Part of the issue there is that Shevchenko is a one-of-a-kind athlete. There aren’t serious contenders to her throne right now because she’s just that much better than everybody else.
But part of the issue is also that the top talent in women’s MMA seems to be above and below her weight class.
Women’s strawweight is one of the most thrilling divisions in the sport. Rose Namajunas just seized the crown from Zhang Weili, and now the two stars are headed into a hotly-anticipated rematch.
Last year, Zhang and Joanna Jedrzejczyk competed in what some observers considered to be the Fight of the Year.
Then, there’s UFC women’s “champ champ” Amanda Nunes, who rules the women’s bantamweight and featherweight divisions. While Nunes has already defeated Shevchenko twice in bantamweight bouts, some people in the sport believe Shevchenko might have deserved the nod in the second fight.
If anything, she sure gave Nunes her toughest test in recent memory.
Regardless, Shevchenko’s division hasn’t produced enough quality contenders for her to date for her to have done anything at 125 but win fights in which she’s almost always heavily favored by oddsmakers.
Potential fights outside her division, particularly against Nunes at 135, are just about the only legit competition she might have on her horizon.
5. The ‘It’ Factor
Whatever it is that all-time great UFC fighters have that makes them special, Shevchenko has it.
Call it the ‘it’ factor or any other vague term you might come up with to help explain it. Shevchenko walks into fights with confidence that’s rare in the sport because she doesn’t just expect to win.
She knows she will win.
That’s something few people in the world know what it’s like to have, but she’s definitely one of them.

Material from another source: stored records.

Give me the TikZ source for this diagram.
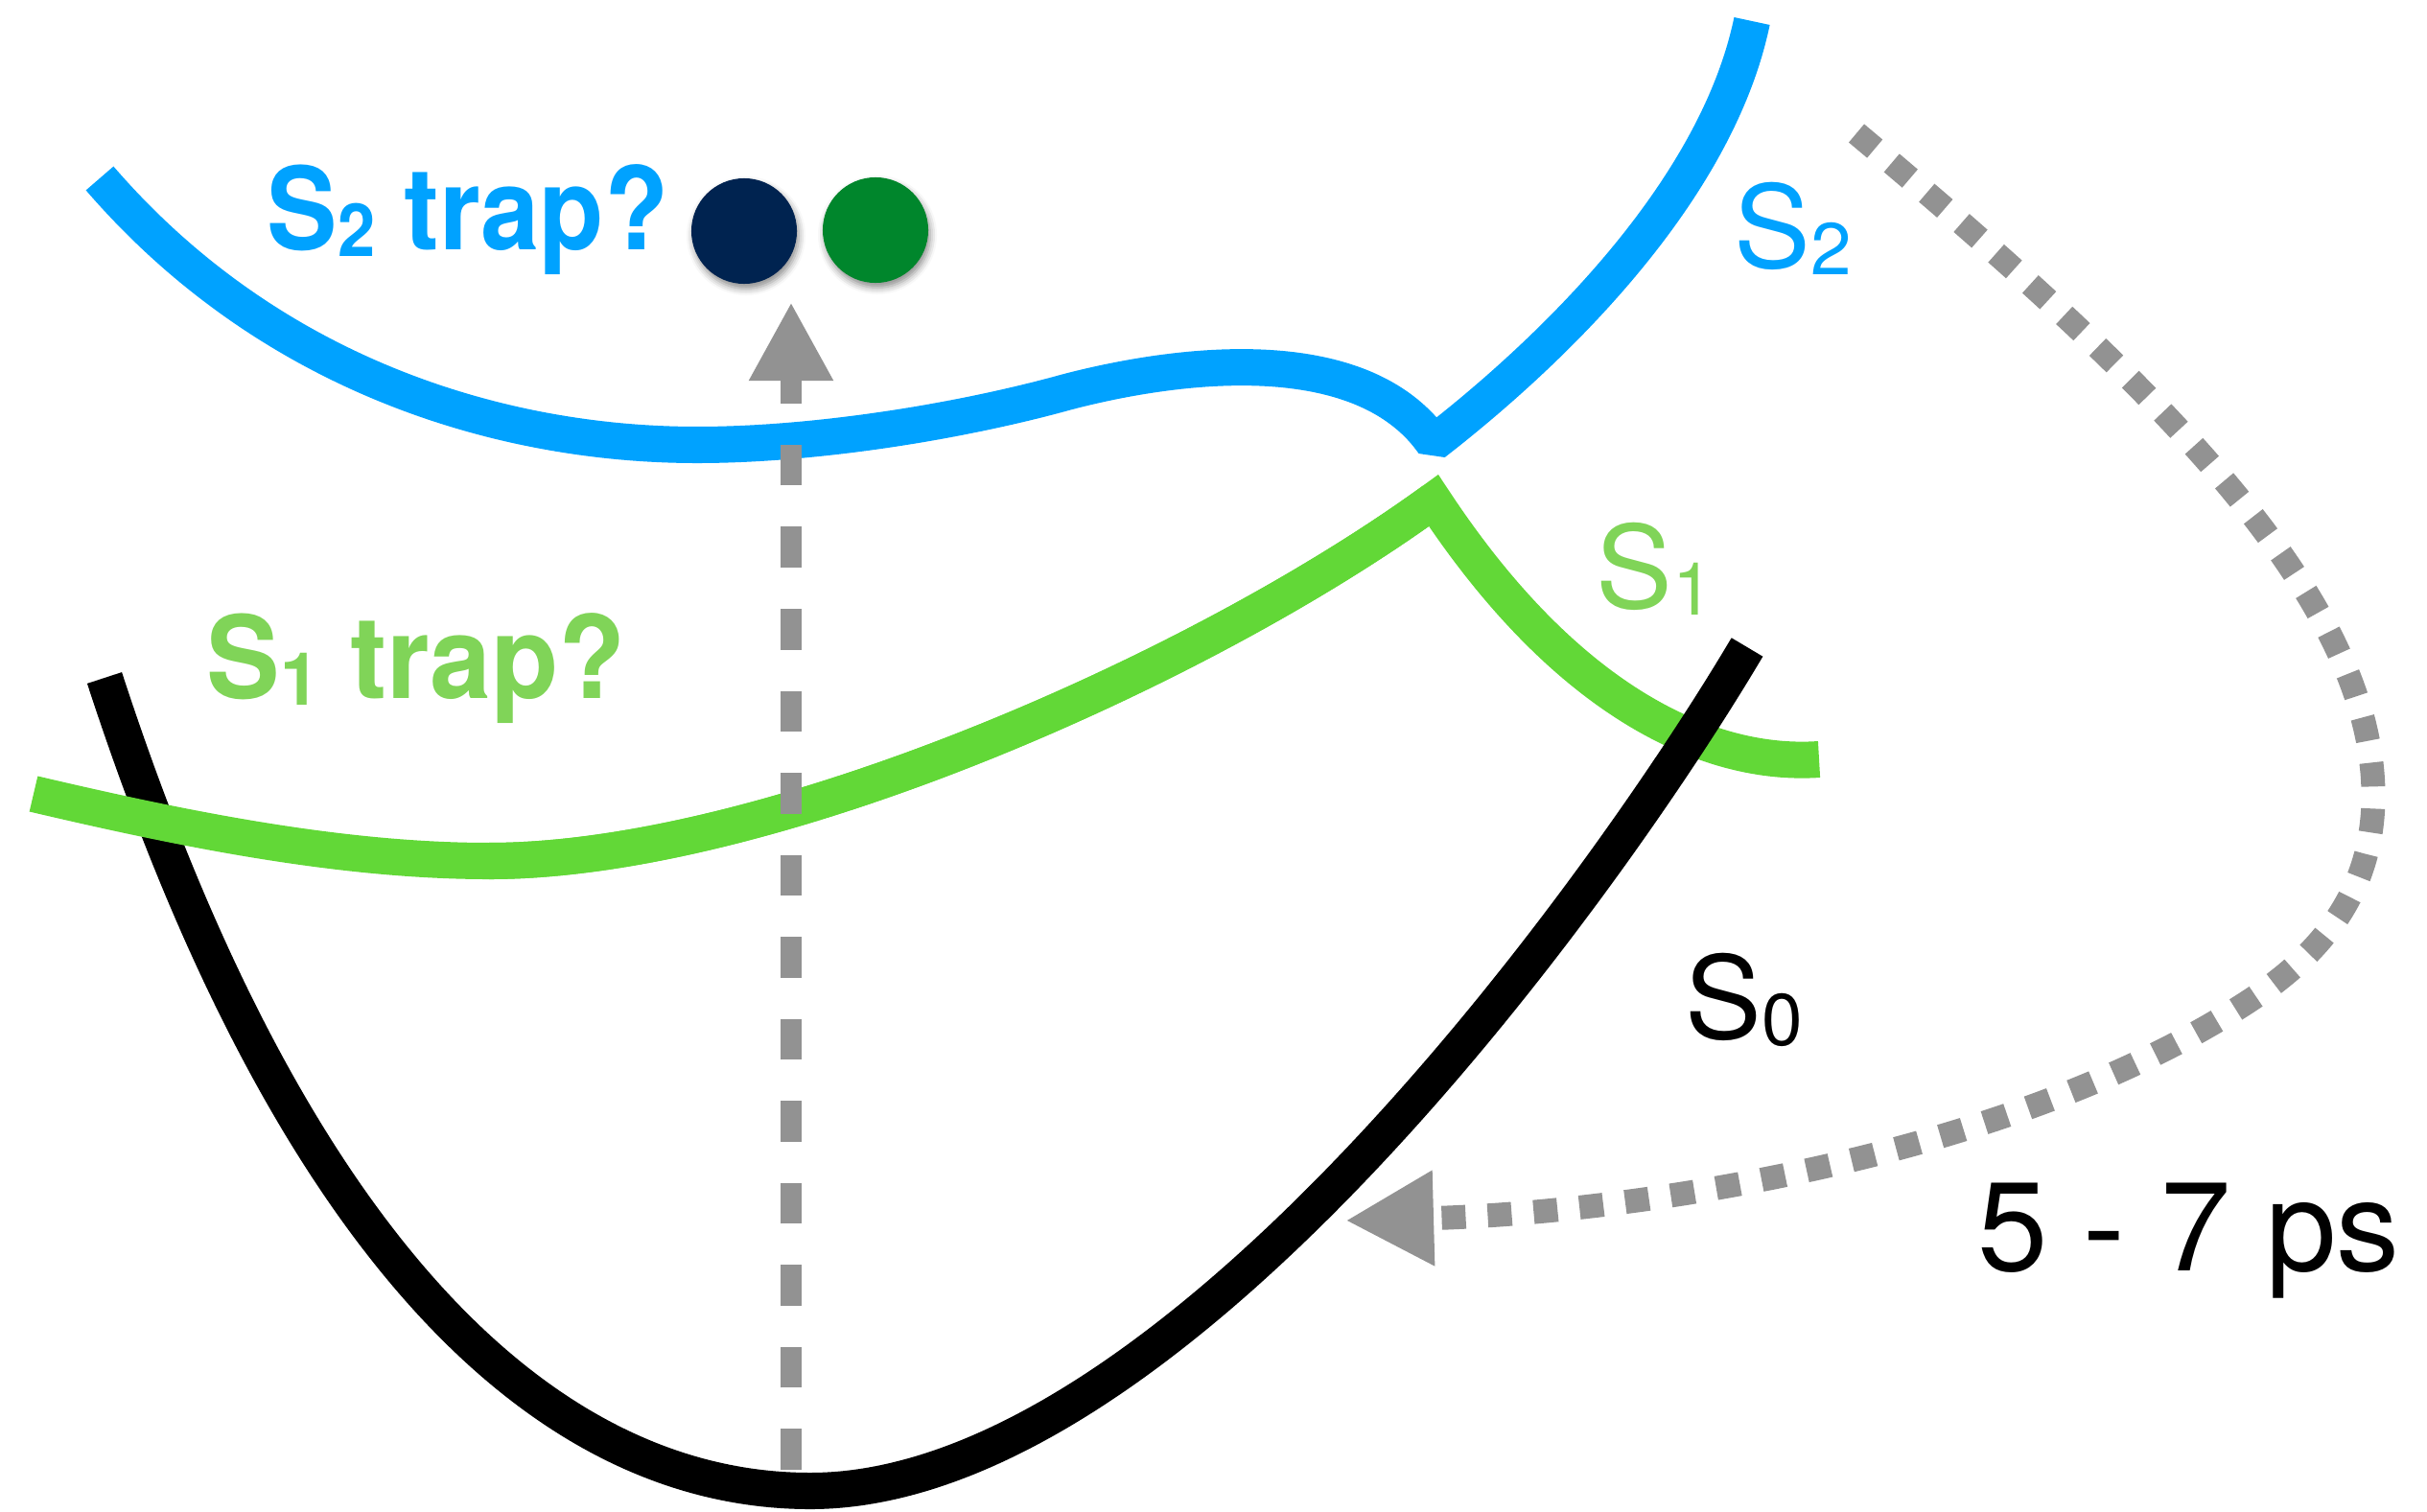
\documentclass[tikz,border=0pt]{standalone}
\usepackage{graphicx}
\usepackage{fontspec}
\setmainfont{TeX Gyre Heros}
\usetikzlibrary{arrows.meta,shadows.blur}

\definecolor{sblue}{RGB}{0,162,255}
\definecolor{sgreen}{RGB}{98,216,55}
\definecolor{sgreentxt}{RGB}{128,212,88}
\definecolor{arrgray}{RGB}{146,146,146}
\definecolor{dotnavy}{RGB}{0,35,80}
\definecolor{dotgreen}{RGB}{0,134,44}

\newcommand{\lowsub}[1]{\raisebox{-0.06em}{\scalebox{0.64}{#1}}}

\begin{document}
\begin{tikzpicture}[x=0.01cm, y=-0.01cm,
    pes/.style={line width=0.38cm, line cap=butt},
    trp/.style={anchor=base west, inner sep=0pt, font=\fontsize{34}{40}\selectfont\bfseries},
    stl/.style={anchor=base west, inner sep=0pt, font=\fontsize{34}{40}\selectfont},
    exc/.style={arrgray, line width=0.22cm, dash pattern=on 0.425cm off 0.43cm, -{Triangle[length=0.82cm, width=0.82cm]}},
    rlx/.style={arrgray, line width=0.25cm, dash pattern=on 0.25cm off 0.23cm, -{Triangle[length=0.92cm, width=0.93cm]}},
    trapdot/.style={circle, inner sep=0pt, minimum size=1.1cm,
        blur shadow={shadow xshift=0.02cm, shadow yshift=-0.05cm, shadow blur radius=0.07cm, shadow opacity=45}}
]
\useasboundingbox (0,0) rectangle (2531,1576);

\draw[pes, sgreen, line join=miter] (510,898) .. controls (800,898) and (1250,700) .. (1495,522)
    .. controls (1632,730) and (1780,800) .. (1897,792);
\draw[pes, black] (109,707) .. controls (301,1296) and (565,1555) .. (845,1555)
    .. controls (1220,1555) and (1669,933) .. (1822,675);
\draw[pes, sgreen] (35,828) .. controls (180,862) and (350,898) .. (510,898)
    .. controls (800,898) and (1250,700) .. (1495,522);
\draw[pes, sblue, line join=bevel] (104,186) .. controls (280,390) and (520,464) .. (727,464)
    .. controls (850,464) and (1000,440) .. (1112,409)
    .. controls (1230,378) and (1420,355) .. (1495,462)
    .. controls (1620,365) and (1790,200) .. (1827,22);

\coordinate (gs) at (825,1533);
\coordinate (ex) at (825,315);
\draw[exc] (gs) -- (ex);

\coordinate (hot) at (1936,139);
\coordinate (cold) at (1403,1273);
\draw[rlx] (hot) .. controls (2240,394) and (2475,620) .. (2475,830)
    .. controls (2475,930) and (2420,995) .. (2347,1043)
    .. controls (2096,1208) and (1700,1265) .. (cold);

\node[trapdot, fill=dotnavy] (navy) at (776,241) {};
\node[trapdot, fill=dotgreen] (grn) at (913,240) {};

\node[trp, sblue] (s2trap) at (278,260) {\scalebox{0.92}[1]{S\lowsub{2} trap?}};
\node[trp, sgreentxt] (s1trap) at (215,728) {\scalebox{0.96}[1]{S\lowsub{1} trap?}};
\node[stl, sblue] (s2) at (1808,279) {S\lowsub{2}};
\node[stl, sgreentxt] (s1) at (1664,634) {S\lowsub{1}};
\node[stl] (s0) at (1757,1083) {S\lowsub{0}};
\node[stl, font=\fontsize{37.5}{44}\selectfont] (ps) at (2062,1325) {5 - 7 ps};
\end{tikzpicture}
\end{document}
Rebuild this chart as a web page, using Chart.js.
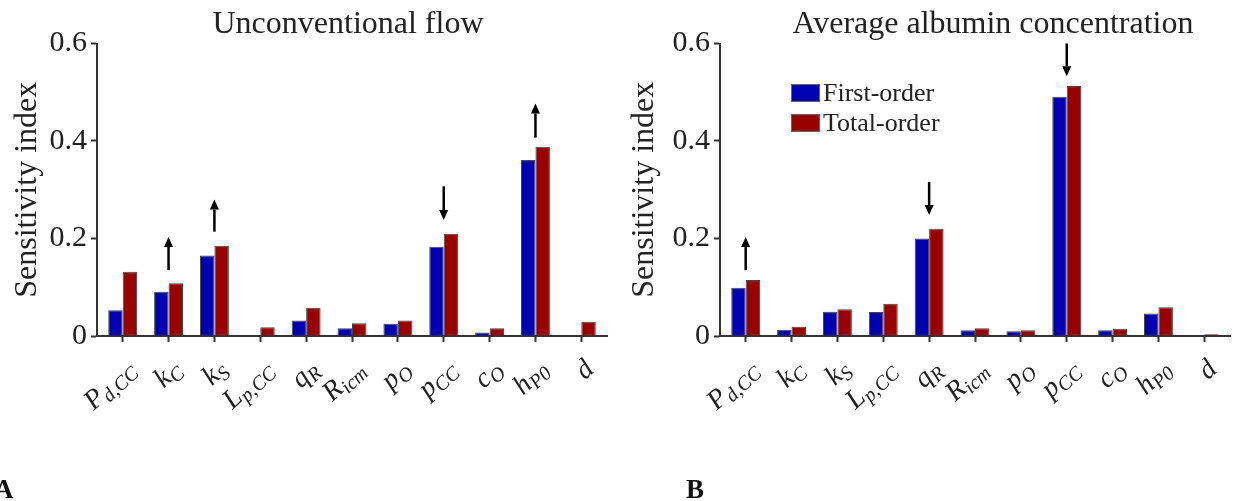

If the rest of the sports world are little flickers, Shevchenko is a bright shining light.
Shevchenko is genuinely kind to fans and media outside the cage, a menacing warrior inside of it, and almost eerily comfortable in both arenas stating her belief that she’s one of the best fighters in the world.
She’ll have the chance to do all that against Murphy at UFC 266, and she’s likely to pull it off.
Because nobody has been able to beat Shevchenko in the women’s lightweight division.